** start of SOURCE DATA **

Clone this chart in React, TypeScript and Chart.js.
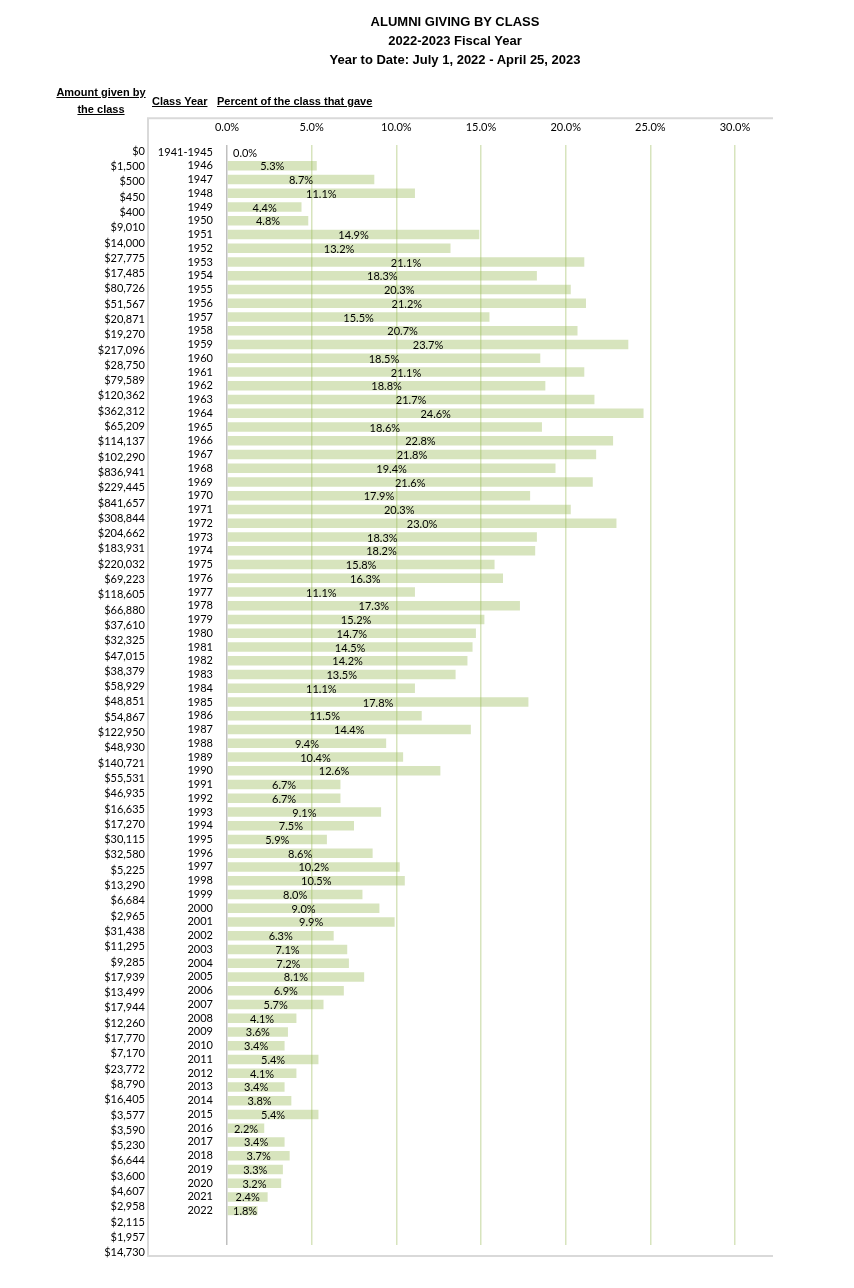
import React, { useEffect, useRef } from "react";
import { Chart, registerables } from "chart.js";

Chart.register(...registerables);

const years = [
  "1941-1945", "1946", "1947", "1948", "1949", "1950", "1951", "1952", "1953", "1954",
  "1955", "1956", "1957", "1958", "1959", "1960", "1961", "1962", "1963", "1964",
  "1965", "1966", "1967", "1968", "1969", "1970", "1971", "1972", "1973", "1974",
  "1975", "1976", "1977", "1978", "1979", "1980", "1981", "1982", "1983", "1984",
  "1985", "1986", "1987", "1988", "1989", "1990", "1991", "1992", "1993", "1994",
  "1995", "1996", "1997", "1998", "1999", "2000", "2001", "2002", "2003", "2004",
  "2005", "2006", "2007", "2008", "2009", "2010", "2011", "2012", "2013", "2014",
  "2015", "2016", "2017", "2018", "2019", "2020", "2021", "2022",
];

const percents = [
  0.0, 5.3, 8.7, 11.1, 4.4, 4.8, 14.9, 13.2, 21.1, 18.3,
  20.3, 21.2, 15.5, 20.7, 23.7, 18.5, 21.1, 18.8, 21.7, 24.6,
  18.6, 22.8, 21.8, 19.4, 21.6, 17.9, 20.3, 23.0, 18.3, 18.2,
  15.8, 16.3, 11.1, 17.3, 15.2, 14.7, 14.5, 14.2, 13.5, 11.1,
  17.8, 11.5, 14.4, 9.4, 10.4, 12.6, 6.7, 6.7, 9.1, 7.5,
  5.9, 8.6, 10.2, 10.5, 8.0, 9.0, 9.9, 6.3, 7.1, 7.2,
  8.1, 6.9, 5.7, 4.1, 3.6, 3.4, 5.4, 4.1, 3.4, 3.8,
  5.4, 2.2, 3.4, 3.7, 3.3, 3.2, 2.4, 1.8,
];

const amounts = [
  "$0", "$1,500", "$500", "$450", "$400", "$9,010", "$14,000", "$27,775", "$17,485", "$80,726",
  "$51,567", "$20,871", "$19,270", "$217,096", "$28,750", "$79,589", "$120,362", "$362,312", "$65,209", "$114,137",
  "$102,290", "$836,941", "$229,445", "$841,657", "$308,844", "$204,662", "$183,931", "$220,032", "$69,223", "$118,605",
  "$66,880", "$37,610", "$32,325", "$47,015", "$38,379", "$58,929", "$48,851", "$54,867", "$122,950", "$48,930",
  "$140,721", "$55,531", "$46,935", "$16,635", "$17,270", "$30,115", "$32,580", "$5,225", "$13,290", "$6,684",
  "$2,965", "$31,438", "$11,295", "$9,285", "$17,939", "$13,499", "$17,944", "$12,260", "$17,770", "$7,170",
  "$23,772", "$8,790", "$16,405", "$3,577", "$3,590", "$5,230", "$6,644", "$3,600", "$4,607", "$2,958",
  "$2,115", "$1,957", "$14,730",
];

const xTickValues = [0, 5, 10, 15, 20, 25, 30];

const titleLines = [
  "ALUMNI GIVING BY CLASS",
  "2022-2023 Fiscal Year",
  "Year to Date: July 1, 2022 - April 25, 2023",
];

const FONT = "Lato";

export default function App() {
  const ref = useRef<HTMLCanvasElement>(null);

  useEffect(() => {
    const canvas = ref.current;
    if (!canvas) return;

    const boxPlugin = {
      id: "frameBox",
      beforeDraw(chart: any) {
        const { ctx, chartArea } = chart;
        const yS = chart.scales.y;
        const left = yS.left;
        const top = chartArea.top - 27;
        const bottom = chartArea.bottom + 11;
        const right = chartArea.right + 38;
        ctx.save();
        ctx.strokeStyle = "#d9d9d9";
        ctx.lineWidth = 2;
        ctx.beginPath();
        ctx.moveTo(right, top);
        ctx.lineTo(left, top);
        ctx.lineTo(left, bottom);
        ctx.lineTo(right, bottom);
        ctx.stroke();
        ctx.restore();
      },
    };

    const labelPlugin = {
      id: "barLabels",
      afterDatasetsDraw(chart: any) {
        const { ctx, chartArea } = chart;
        const meta = chart.getDatasetMeta(0);
        ctx.save();
        ctx.font = `11px ${FONT}`;
        ctx.fillStyle = "#000000";
        ctx.textAlign = "center";
        ctx.textBaseline = "middle";
        meta.data.forEach((el: any, i: number) => {
          const text = percents[i].toFixed(1) + "%";
          const w = ctx.measureText(text).width;
          const cx = Math.max((el.base + el.x) / 2, chartArea.left + 6 + w / 2);
          ctx.fillText(text, cx, el.y + 1);
        });
        ctx.restore();
      },
    };

    const chart = new Chart(canvas, {
      type: "bar",
      data: {
        datasets: [
          {
            data: percents.map((v, i) => ({ x: v, y: i })),
            backgroundColor: "rgba(155,187,89,0.4)",
            borderWidth: 0,
            categoryPercentage: 1,
            barPercentage: 0.69,
          } as any,
        ],
      },
      options: {
        indexAxis: "y",
        responsive: false,
        animation: false,
        layout: { padding: { top: 110, left: 0, right: 119, bottom: 43 } },
        plugins: {
          legend: { display: false },
          tooltip: { enabled: false },
          title: { display: false },
        },
        scales: {
          x: {
            type: "linear",
            position: "top",
            min: 0,
            max: 30,
            bounds: "data",
            offset: false,
            afterBuildTicks: (s: any) => {
              s.ticks = xTickValues.map((v) => ({ value: v }));
            },
            ticks: {
              autoSkip: false,
              padding: 11,
              color: "#000000",
              font: { family: FONT, size: 11 },
              callback: (v: any) => Number(v).toFixed(1) + "%",
            },
            grid: {
              drawTicks: false,
              lineWidth: 1.5,
              color: (c: any) => (c.tick && c.tick.value === 0 ? "#bfbfbf" : "#d7e4bd"),
            },
            border: { display: false },
          },
          y: {
            type: "linear",
            position: "left",
            reverse: true,
            min: -0.5,
            max: 79.5,
            bounds: "data",
            offset: false,
            weight: 0,
            afterBuildTicks: (s: any) => {
              s.ticks = years.map((_, i) => ({ value: i }));
            },
            afterFit: (s: any) => {
              s.width = 79;
            },
            ticks: {
              autoSkip: false,
              padding: 14,
              color: "#000000",
              font: { family: FONT, size: 11 },
              callback: (v: any) => years[Number(v)] ?? "",
            },
            grid: { display: false, drawTicks: false, offset: false },
            border: { display: false },
          },
          amt: {
            type: "linear",
            position: "left",
            reverse: true,
            min: -0.39,
            max: 71.5,
            bounds: "data",
            offset: false,
            weight: 1,
            afterBuildTicks: (s: any) => {
              s.ticks = amounts.map((_, i) => ({ value: i }));
            },
            afterFit: (s: any) => {
              s.width = 148;
            },
            ticks: {
              autoSkip: false,
              padding: 3,
              color: "#000000",
              font: { family: FONT, size: 11 },
              callback: (v: any) => amounts[Number(v)] ?? "",
            },
            grid: { display: false, drawTicks: false, offset: false },
            border: { display: false },
          },
        } as any,
      },
      plugins: [boxPlugin, labelPlugin],
    });

    return () => {
      chart.destroy();
    };
  }, []);

  const headStyle: React.CSSProperties = {
    position: "absolute",
    fontFamily: "'Liberation Sans', Arial, sans-serif",
    fontWeight: "bold",
    fontSize: 11,
    lineHeight: "17px",
    textDecoration: "underline",
    color: "#000",
    whiteSpace: "nowrap",
  };

  return (
    <div style={{ position: "absolute", left: 0, top: 0, width: 854, height: 1288, background: "#fff" }}>
      <canvas
        ref={ref}
        width={854}
        height={1288}
        style={{ position: "absolute", left: 0, top: 0, width: 854, height: 1288 }}
      />
      <div
        style={{
          position: "absolute",
          left: 0,
          top: 12,
          width: 910,
          textAlign: "center",
          fontFamily: "'Liberation Sans', Arial, sans-serif",
          fontWeight: "bold",
          fontSize: 13,
          lineHeight: "19px",
          color: "#000",
        }}
      >
        {titleLines.map((t) => (
          <div key={t}>{t}</div>
        ))}
      </div>
      <div style={{ ...headStyle, left: 51, top: 84, width: 100, textAlign: "center" }}>
        Amount given by
        <br />
        the class
      </div>
      <div style={{ ...headStyle, left: 152, top: 93 }}>Class Year</div>
      <div style={{ ...headStyle, left: 217, top: 93 }}>Percent of the class that gave</div>
    </div>
  );
}
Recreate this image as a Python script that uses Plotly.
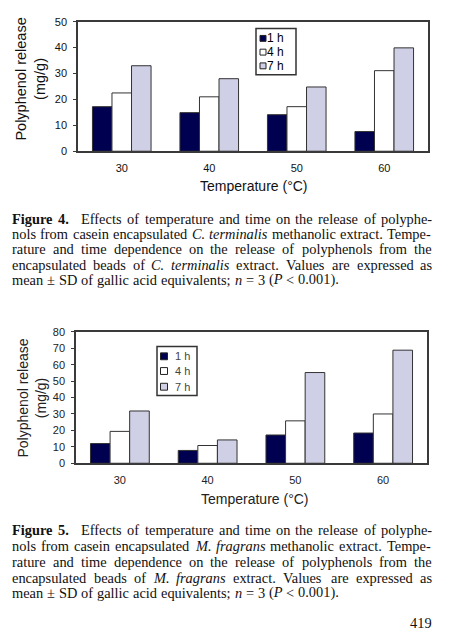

** end of SOURCE DATA **

TASK OBJECTIVE - Repeat the listing above from its first line through the line that contains "Chart.register(...registerables);", both included, and nothing more. Drop the pictures.

REPLY TO THE EXERCISE -
Clone this chart in React, TypeScript and Chart.js.
import React, { useEffect, useRef } from "react";
import { Chart, registerables } from "chart.js";

Chart.register(...registerables);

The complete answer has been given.